- _Exercise brief_: Count how many lines below include the string "chart", and give that number without anything else.
--
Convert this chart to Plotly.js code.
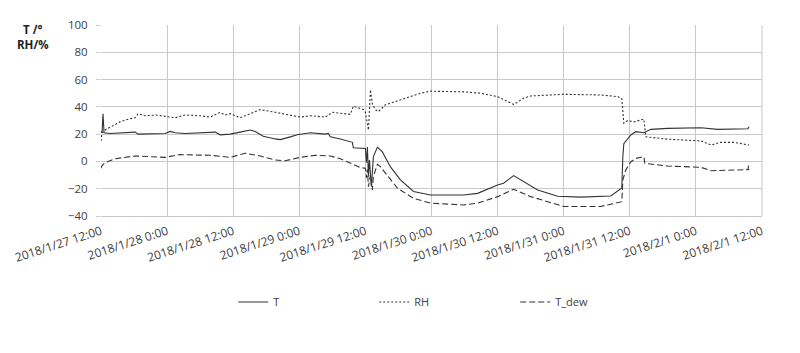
<!DOCTYPE html>
<html>
<head>
<meta charset="utf-8">
<script src="https://cdn.plot.ly/plotly-3.0.1.min.js"></script>
<style>html,body{margin:0;padding:0;background:#fff;}#chart{width:800px;height:353px;}</style>
</head>
<body>
<div id="chart"></div>
<script>
const tTime = ["2018-01-27 12:00","2018-01-27 12:11","2018-01-27 12:22","2018-01-27 12:33","2018-01-27 13:38","2018-01-27 15:27","2018-01-27 18:11","2018-01-27 18:44","2018-01-27 20:00","2018-01-27 23:38","2018-01-28 00:33","2018-01-28 01:27","2018-01-28 03:16","2018-01-28 06:00","2018-01-28 08:44","2018-01-28 09:38","2018-01-28 11:27","2018-01-28 13:16","2018-01-28 15:05","2018-01-28 16:00","2018-01-28 17:27","2018-01-28 19:38","2018-01-28 20:33","2018-01-28 22:22","2018-01-28 23:38","2018-01-29 02:00","2018-01-29 04:44","2018-01-29 05:16","2018-01-29 05:38","2018-01-29 07:27","2018-01-29 09:16","2018-01-29 09:38","2018-01-29 09:49","2018-01-29 11:38","2018-01-29 12:00","2018-01-29 12:11","2018-01-29 12:22","2018-01-29 12:33","2018-01-29 12:44","2018-01-29 13:05","2018-01-29 13:16","2018-01-29 13:27","2018-01-29 14:11","2018-01-29 15:05","2018-01-29 16:33","2018-01-29 18:22","2018-01-29 20:44","2018-01-29 23:49","2018-01-30 05:49","2018-01-30 08:22","2018-01-30 12:00","2018-01-30 13:05","2018-01-30 14:55","2018-01-30 16:44","2018-01-30 19:16","2018-01-30 22:55","2018-01-31 03:05","2018-01-31 08:33","2018-01-31 10:00","2018-01-31 10:33","2018-01-31 10:44","2018-01-31 10:55","2018-01-31 12:11","2018-01-31 13:05","2018-01-31 14:33","2018-01-31 15:49","2018-01-31 18:55","2018-02-01 00:55","2018-02-01 04:00","2018-02-01 06:55","2018-02-01 09:27","2018-02-01 09:38"];
const tVal = [22,21,35,21,20.5,21,21.5,20,20,20.5,22,21,20.5,21,21.5,19.5,20,21.5,23,22,18.5,16.5,16,18,19.5,21,20,20.5,18,16.5,14.5,14,10,9.5,9.5,-1,10.5,-11,1,-18.5,-6.5,3.5,10.5,7,-4,-13.5,-22,-24.6,-24.6,-23.4,-17.3,-16,-10.4,-14.8,-21,-25.5,-26.2,-25.3,-21,-19.5,3.5,13,19.4,21.8,21,23.5,24.2,24.7,23.5,24,24,25.5];

const rhTime = ["2018-01-27 12:00","2018-01-27 12:11","2018-01-27 12:44","2018-01-27 13:38","2018-01-27 15:27","2018-01-27 17:00","2018-01-27 18:11","2018-01-27 18:44","2018-01-27 20:00","2018-01-27 22:00","2018-01-27 23:38","2018-01-28 01:27","2018-01-28 03:16","2018-01-28 06:00","2018-01-28 07:49","2018-01-28 08:44","2018-01-28 09:38","2018-01-28 10:30","2018-01-28 11:27","2018-01-28 13:16","2018-01-28 15:05","2018-01-28 16:55","2018-01-28 19:38","2018-01-28 22:22","2018-01-29 00:11","2018-01-29 02:00","2018-01-29 04:44","2018-01-29 06:00","2018-01-29 09:16","2018-01-29 09:49","2018-01-29 11:38","2018-01-29 12:00","2018-01-29 12:22","2018-01-29 12:33","2018-01-29 12:55","2018-01-29 13:16","2018-01-29 13:49","2018-01-29 14:22","2018-01-29 15:38","2018-01-29 18:22","2018-01-29 22:00","2018-01-29 23:49","2018-01-30 05:49","2018-01-30 08:55","2018-01-30 12:00","2018-01-30 14:55","2018-01-30 16:44","2018-01-30 18:00","2018-01-31 00:00","2018-01-31 06:44","2018-01-31 09:49","2018-01-31 10:33","2018-01-31 10:55","2018-01-31 11:38","2018-01-31 12:44","2018-01-31 14:33","2018-01-31 14:55","2018-01-31 18:55","2018-02-01 00:55","2018-02-01 02:44","2018-02-01 04:30","2018-02-01 06:55","2018-02-01 09:38"];
const rhVal = [15,21,23,25,29,31,32,35,33.5,34,33,32,34,33.5,32.5,34,36,34,35,32,35,38,36,34,32.5,33.5,32.5,36,34.5,40.5,38,36,25,23,52.5,42,38,36.5,41.5,45,50,51.5,51,50,47.5,41.8,46.3,48,49.2,48.7,47.5,46,28,30,29,31,18,16.3,15,12,14,14,12];

const dTime = ["2018-01-27 12:00","2018-01-27 12:11","2018-01-27 12:44","2018-01-27 14:33","2018-01-27 18:11","2018-01-27 23:38","2018-01-28 02:22","2018-01-28 07:49","2018-01-28 11:27","2018-01-28 14:11","2018-01-28 16:55","2018-01-28 19:38","2018-01-28 21:27","2018-01-29 00:11","2018-01-29 02:55","2018-01-29 05:38","2018-01-29 07:27","2018-01-29 09:16","2018-01-29 11:05","2018-01-29 12:00","2018-01-29 12:11","2018-01-29 12:22","2018-01-29 12:33","2018-01-29 12:55","2018-01-29 13:16","2018-01-29 13:27","2018-01-29 14:11","2018-01-29 14:44","2018-01-29 16:33","2018-01-29 17:49","2018-01-29 20:44","2018-01-29 23:49","2018-01-30 05:49","2018-01-30 08:22","2018-01-30 12:00","2018-01-30 14:55","2018-01-30 18:00","2018-01-31 00:00","2018-01-31 06:44","2018-01-31 09:49","2018-01-31 10:33","2018-01-31 10:44","2018-01-31 11:16","2018-01-31 12:11","2018-01-31 13:05","2018-01-31 14:33","2018-01-31 14:44","2018-01-31 18:55","2018-02-01 00:55","2018-02-01 02:44","2018-02-01 06:55","2018-02-01 09:27","2018-02-01 09:33","2018-02-01 09:38"];
const dVal = [-5,-3,-1,2,4,3,5,4.5,3,6,4,1,0.5,3,4.5,4,2,-1,-4.5,-5,-12,-6,-18.5,-10,-21,-11,-2,-4,-13.5,-19.6,-27,-30.6,-31.9,-30.6,-25.8,-20.4,-25.8,-33,-33,-30,-29.5,-13.6,-6.3,-0.2,2.2,3.5,-1.4,-3.4,-4.3,-6.8,-6.3,-6,-3,-6];

const tickVals = ["2018-01-27 12:00","2018-01-28 00:00","2018-01-28 12:00","2018-01-29 00:00","2018-01-29 12:00","2018-01-30 00:00","2018-01-30 12:00","2018-01-31 00:00","2018-01-31 12:00","2018-02-01 00:00","2018-02-01 12:00"];
const tickText = ["2018/1/27 12:00","2018/1/28 0:00","2018/1/28 12:00","2018/1/29 0:00","2018/1/29 12:00","2018/1/30 0:00","2018/1/30 12:00","2018/1/31 0:00","2018/1/31 12:00","2018/2/1 0:00","2018/2/1 12:00"];

const lineColor = '#333333';
const traces = [
  {x: tTime, y: tVal, name: 'T', type: 'scatter', mode: 'lines', line: {color: lineColor, width: 1.1}},
  {x: rhTime, y: rhVal, name: 'RH', type: 'scatter', mode: 'lines', line: {color: lineColor, width: 1.1, dash: '2px,2px'}},
  {x: dTime, y: dVal, name: 'T_dew', type: 'scatter', mode: 'lines', line: {color: lineColor, width: 1.1, dash: '6px,3px'}}
];

const fam = 'Open Sans, Liberation Sans, sans-serif';
const layout = {
  width: 800, height: 353,
  margin: {l: 101, r: 38, t: 25, b: 137},
  paper_bgcolor: '#fff', plot_bgcolor: '#fff',
  font: {family: fam, size: 11, color: '#404040'},
  showlegend: true,
  legend: {orientation: 'h', x: 0.52, xanchor: 'center', y: -0.45, yanchor: 'middle', entrywidth: 96, font: {family: fam, size: 11, color: '#404040'}},
  xaxis: {
    type: 'date',
    range: ['2018-01-27 12:00', '2018-02-01 12:00'],
    tickmode: 'array', tickvals: tickVals, ticktext: tickText,
    tickangle: -18,
    showgrid: true, gridcolor: '#c8c8c8', gridwidth: 1,
    showline: true, linecolor: '#c8c8c8', mirror: false,
    ticks: 'outside', ticklen: 3, tickcolor: 'rgba(0,0,0,0)', zeroline: false,
    tickfont: {family: fam, size: 12, color: '#404040'}
  },
  yaxis: {
    range: [-40, 100], tickvals: [-40,-20,0,20,40,60,80,100],
    showgrid: true, gridcolor: '#c8c8c8', gridwidth: 1,
    showline: false, zeroline: false,
    ticks: 'outside', ticklen: 4, tickcolor: '#c8c8c8',
    ticklabelstandoff: 6,
    tickfont: {family: fam, size: 11.5, color: '#404040'}
  },
  shapes: [
    {type: 'line', xref: 'paper', yref: 'paper', x0: 1, x1: 1, y0: 0, y1: 1, line: {color: '#c8c8c8', width: 1}}
  ],
  annotations: [
    {xref: 'paper', yref: 'paper', x: -0.103, y: 0.935, xanchor: 'center', yanchor: 'middle', showarrow: false,
     text: '<b>T /°</b><br><b>RH/%</b>', align: 'center', font: {family: fam, size: 11.5, color: '#222'}}
  ]
};

Plotly.newPlot('chart', traces, layout, {displayModeBar: false, staticPlot: true});
</script>
</body>
</html>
--
- _Solution to this exercise_: 4